Basın kuruluşlarının yönelttiği sözde “yeniden eğitim kampları” sorunuyla ilgili olarak, Xinjiang Basın Ofisi sözcüsü Elican Anayit, Xinjiang’da sözde “yeniden eğitim kampları” bulunmadığını, mesleki eğitim merkezlerinin “yeniden eğitim kampları” olmadığını vurguladı. Anayit, merkezlerin ABD’deki “toplum içinde ıslah” ve İngiltere’deki DDP programından farklı olmadığını, hepsinin terörizme ve aşırıcılığa karşı önleyici tedbirler olduğunu kaydetti.

“İki elle yaşamlarımızı değiştiriyoruz, zorlamaya ne gerek var?”

Hotan’ın bir ilçesinden gelen köylü işçi Şireli Memetemin, “Xinjiang’daki etnik azınlıklar zorla çalıştırılıyor” iddiasını şöyle yanıtladı: “Biz zorla çalıştırılmadık. Para kazanıyoruz, beceriler öğreniyoruz, iki elle yaşamımızı değiştiriyoruz. Başkasının zorlamasına ne gerek var?”

Memetemin, bir dönemde memleketinde tarlada çalışıyordu, boş zamanlarında ek işler üstleniyordu. 2017 yılında dışarıda daha fazla kazanabileceğini duyunca Memetemin, bir konfeksiyon şirketinin reklamına razı oldu ve eşiyle birlikte İli’ye gitti.

Günde 8 saat mesai, helal kantin, lojman... Bugün şirketin bir atölye yöneticisi olarak çalışan Memetemin, işinden çok memnun. Ona göre, şirkette emeğe göre maaş politikası uygulanıyor, Han işçilerin daha fazla maaş alması gibi bir durum yok.

Memetemin, “Dışarıya çıkmasaydık, bize kim para verecekti? Maaş seviyemiz düşük diyorlar, bu tamamen gerçek dışı bir yalandır. Şirketimize gelmediler, bizimle yüz yüze konuşmadılar, hakkımızda ne biliyorlar? Bu kişiler, yaşamımızın iyileştiğini görmek istemiyor. Ancak kimsenin bizi mutluluktan yoksun bırakma hakkı yoktur” diye konuştu.

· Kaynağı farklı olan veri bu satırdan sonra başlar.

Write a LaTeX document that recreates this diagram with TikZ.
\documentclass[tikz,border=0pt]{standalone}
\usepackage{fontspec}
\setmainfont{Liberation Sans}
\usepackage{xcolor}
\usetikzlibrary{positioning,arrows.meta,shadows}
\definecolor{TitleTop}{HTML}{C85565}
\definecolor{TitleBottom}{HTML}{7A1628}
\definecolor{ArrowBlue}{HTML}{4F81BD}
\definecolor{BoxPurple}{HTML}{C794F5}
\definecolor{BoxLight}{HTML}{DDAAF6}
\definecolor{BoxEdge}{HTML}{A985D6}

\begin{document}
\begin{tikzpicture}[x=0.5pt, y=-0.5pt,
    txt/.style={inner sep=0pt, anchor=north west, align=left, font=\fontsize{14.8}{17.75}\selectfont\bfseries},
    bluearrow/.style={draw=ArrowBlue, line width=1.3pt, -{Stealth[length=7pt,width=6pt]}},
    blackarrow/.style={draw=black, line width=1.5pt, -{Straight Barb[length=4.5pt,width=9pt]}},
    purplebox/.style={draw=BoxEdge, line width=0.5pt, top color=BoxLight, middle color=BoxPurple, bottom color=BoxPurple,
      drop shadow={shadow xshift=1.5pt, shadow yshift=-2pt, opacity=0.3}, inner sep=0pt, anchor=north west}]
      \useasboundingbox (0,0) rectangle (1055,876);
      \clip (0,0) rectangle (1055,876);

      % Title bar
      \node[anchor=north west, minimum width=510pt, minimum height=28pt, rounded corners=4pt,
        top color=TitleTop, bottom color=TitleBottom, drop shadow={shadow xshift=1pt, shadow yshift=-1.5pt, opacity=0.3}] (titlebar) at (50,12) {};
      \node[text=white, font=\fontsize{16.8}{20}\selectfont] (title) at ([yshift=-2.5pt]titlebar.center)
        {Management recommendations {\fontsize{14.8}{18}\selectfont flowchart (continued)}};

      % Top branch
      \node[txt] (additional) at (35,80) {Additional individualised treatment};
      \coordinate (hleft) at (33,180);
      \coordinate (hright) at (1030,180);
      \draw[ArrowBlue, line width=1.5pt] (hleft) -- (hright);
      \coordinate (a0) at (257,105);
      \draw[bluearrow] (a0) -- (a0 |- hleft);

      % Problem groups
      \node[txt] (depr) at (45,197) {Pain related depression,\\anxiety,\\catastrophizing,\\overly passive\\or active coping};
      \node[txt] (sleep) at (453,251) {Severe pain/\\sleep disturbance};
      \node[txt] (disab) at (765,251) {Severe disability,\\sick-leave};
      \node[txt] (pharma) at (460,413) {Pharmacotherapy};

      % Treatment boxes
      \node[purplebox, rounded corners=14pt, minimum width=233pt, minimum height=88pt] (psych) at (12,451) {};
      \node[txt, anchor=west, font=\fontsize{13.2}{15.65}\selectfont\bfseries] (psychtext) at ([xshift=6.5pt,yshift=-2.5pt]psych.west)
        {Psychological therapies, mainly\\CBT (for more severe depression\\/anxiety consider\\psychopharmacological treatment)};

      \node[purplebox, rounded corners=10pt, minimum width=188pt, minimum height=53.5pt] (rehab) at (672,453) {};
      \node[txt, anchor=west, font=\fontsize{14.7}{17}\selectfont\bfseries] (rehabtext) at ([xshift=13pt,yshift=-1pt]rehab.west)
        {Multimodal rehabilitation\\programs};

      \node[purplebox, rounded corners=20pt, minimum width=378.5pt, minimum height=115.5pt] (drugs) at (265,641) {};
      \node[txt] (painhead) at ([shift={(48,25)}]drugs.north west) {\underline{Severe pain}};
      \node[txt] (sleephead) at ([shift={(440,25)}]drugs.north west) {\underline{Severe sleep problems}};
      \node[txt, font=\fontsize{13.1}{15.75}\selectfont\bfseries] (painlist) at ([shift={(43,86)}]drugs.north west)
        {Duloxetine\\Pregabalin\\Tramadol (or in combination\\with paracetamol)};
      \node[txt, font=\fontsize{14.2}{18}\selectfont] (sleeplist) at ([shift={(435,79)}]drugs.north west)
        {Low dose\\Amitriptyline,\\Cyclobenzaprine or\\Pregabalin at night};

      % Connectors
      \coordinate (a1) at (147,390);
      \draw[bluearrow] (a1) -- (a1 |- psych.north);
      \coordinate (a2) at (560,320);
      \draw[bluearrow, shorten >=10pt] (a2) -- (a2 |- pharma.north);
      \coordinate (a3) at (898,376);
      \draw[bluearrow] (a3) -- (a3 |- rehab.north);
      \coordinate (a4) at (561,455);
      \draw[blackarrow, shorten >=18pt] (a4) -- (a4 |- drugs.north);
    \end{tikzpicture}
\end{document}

Xinjiang yönetiminde Tanıtım Müdür Yardımcısı Xu Guixiang, bölgedeki tüm çalışanların Çalışma Yasası ve Çalışma Sözleşmesi Yasası’na göre serbestçe iş seçebildiğini ve “zorla çalıştırma” sorunu bulunmadığını söyledi.

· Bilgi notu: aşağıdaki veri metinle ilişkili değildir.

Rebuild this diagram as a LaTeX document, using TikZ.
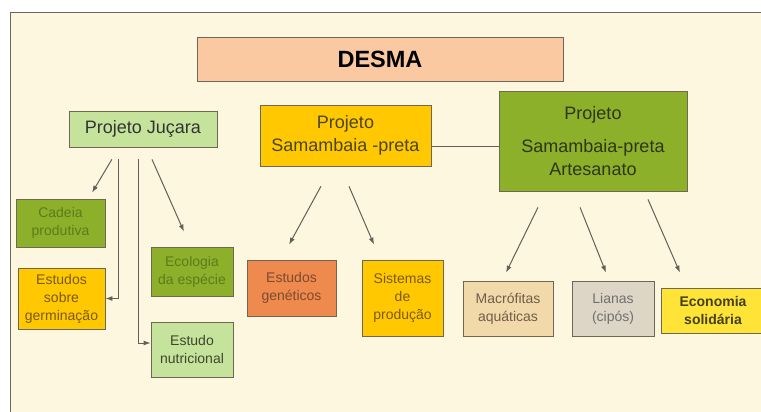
\documentclass[tikz,border=0pt]{standalone}
\usepackage{fontspec}
\setmainfont{Liberation Sans}
\usetikzlibrary{arrows.meta}

\definecolor{bgcream}{HTML}{FEF7DF}
\definecolor{boxline}{HTML}{6E6656}
\definecolor{arrowgray}{HTML}{626058}
\definecolor{desmafill}{HTML}{FAC9A2}
\definecolor{lightgreen}{HTML}{C6E39C}
\definecolor{olive}{HTML}{8CB02A}
\definecolor{gold}{HTML}{FFC800}
\definecolor{coral}{HTML}{EE8A4E}
\definecolor{tan}{HTML}{F1D9A9}
\definecolor{greige}{HTML}{DDD5C6}
\definecolor{lemon}{HTML}{FFE337}
\definecolor{txtolive}{HTML}{5B7C1C}
\definecolor{txtdark}{HTML}{2E3618}
\definecolor{txtbrown}{HTML}{7A5A12}
\definecolor{txtrust}{HTML}{7E4A2E}
\definecolor{txttan}{HTML}{6E5E4C}
\definecolor{txtgray}{HTML}{707070}

\tikzset{
  box/.style={draw=boxline, line width=0.8pt, inner sep=0pt, align=center},
  big/.style={font=\fontsize{18}{23}\selectfont},
  small/.style={font=\fontsize{14}{18}\selectfont},
  arr/.style={draw=arrowgray, line width=1pt, -{Latex[length=7pt,width=5pt]}},
  link/.style={draw=arrowgray, line width=1pt},
}

\begin{document}
\begin{tikzpicture}[x=1pt,y=-1pt]
\useasboundingbox (0,0) rectangle (761,412);
\clip (0,0) rectangle (761,412);
\fill[bgcream] (10,13) rectangle (770,420);
\draw[boxline, line width=1pt] (10,420) -- (10,13) -- (770,13);

% top and projects
\node[box, fill=desmafill, minimum width=366, minimum height=44,
      font=\fontsize{23.5}{26}\selectfont\bfseries] (desma) at (380,59) {DESMA};
\node[box, big, fill=lightgreen, text=black!80, minimum width=148, minimum height=36] (jucara) at (143,129) {Projeto Juçara};
\node[box, big, fill=gold, text=txtdark!80!brown, minimum width=171, minimum height=61] (samb) at (345.5,135.5) {Projeto\\Samambaia -preta};
\node[box, big, fill=olive, text=txtdark, minimum width=188, minimum height=100] (artes) at (593,141) {Projeto\\[10pt]Samambaia-preta\\Artesanato};

% Jucara branch
\node[box, small, fill=olive, text=txtolive, minimum width=89, minimum height=48] (cadeia) at (60.5,223) {Cadeia\\produtiva};
\node[box, small, fill=gold, text=txtbrown, minimum width=87, minimum height=61] (germ) at (61.5,298.5) {Estudos\\sobre\\germinação};
\node[box, small, fill=olive, text=txtolive, minimum width=82, minimum height=49] (ecol) at (192,271.5) {Ecologia\\da espécie};
\node[box, small, fill=lightgreen, text=txtdark!80!gray, minimum width=82, minimum height=55] (nutri) at (192,349.5) {Estudo\\nutricional};

% Samambaia branch
\node[box, small, fill=coral, text=txtrust, minimum width=89, minimum height=56] (genet) at (291.5,288) {Estudos\\genéticos};
\node[box, small, fill=gold, text=txtbrown, minimum width=81, minimum height=76] (sist) at (402.5,298) {Sistemas\\de\\produção};

% Artesanato branch
\node[box, small, fill=tan, text=txttan, minimum width=90, minimum height=55] (macro) at (508,308.5) {Macrófitas\\aquáticas};
\node[box, small, fill=greige, text=txtgray, minimum width=82, minimum height=55] (lianas) at (613,308.5) {Lianas\\(cipós)};
\node[box, fill=lemon, text=txtdark!85!brown, minimum width=104, minimum height=45,
      font=\fontsize{14}{18}\selectfont\bfseries] (econ) at (713,310.5) {Economia\\solidária};

% connectors
\draw[link] (samb.east |- 0,146) -- (artes.west |- 0,146);
\foreach \from/\xa/\to/\xb/\s/\e in {jucara/119/cadeia/88.5/13.9/7,
    jucara/146.7/ecol/190.6/13.1/16.4,
    samb/331.8/genet/280.9/22.7/17.1, samb/340.5/sist/380.4/21.7/16.3,
    artes/545.8/macro/502.1/17.8/8.9, artes/573.7/lianas/609.2/17.2/8.6,
    artes/644.5/econ/686.5/8.7/16.3}
  \draw[arr, shorten <=\s pt, shorten >=\e pt] (\from.south -| \xa,0) -- (\to.north -| \xb,0);
\draw[arr, shorten <=12pt] (jucara.south -| 118,0) |- (germ.east);
\draw[arr, shorten <=12pt] (jucara.south -| 138,0) |- ([yshift=6.5pt]nutri.west);
\end{tikzpicture}
\end{document}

“Şiddet ve terör faaliyetlerini önleme politikasını destekliyoruz”

Xinjiang’daki camiler önünde kameralar bulunduruluyor. Bununla ilgili soruyu, Hotan kentindeki Came Camii’nin hatibi Ubulhesen Tursuniyaz yanıtladı. Tursuniyaz, “kameralar, dini görevliler ve Müslümanların güvenliğini korumak için kuruldu. Şiddet ve terör faaliyetlerini önleme ve darbe indirme tedbirlerini kararlılıkla destekliyoruz” ifadelerini kullandı.

Tursuniyaz, COVID-19 pandemisine rağmen Müslümanların camiye gidip namaz kılabildiğini belirtti. Tursuniyaz, Xinjiang’daki tüm Müslümanlar camide veya kendi evinde namaz kılabilir, oruç tutabilir, bayramları kutlayabilir ve bu dini faaliyetlerin önünde engeller yoktur dedi.

Tursuniyaz, camiler önündeki kameraların camileri izlemek ve Müslümanları cezalandırmak için kurulduğu iddialarının Müslümanlar ila Müslüman olmayan diğer vatandaşlar arasında gerilim yaratmayı, Xinjiang’daki dini uyumu bozmayı amaçladığına dikkat çekti.

Basın toplantısına katılanlar, 4 yıldır şiddet veya terör olayı meydana gelmeyen Xinjiang’ı, yabancıların gidip kendi gözleriyle görmesini tavsiye etti.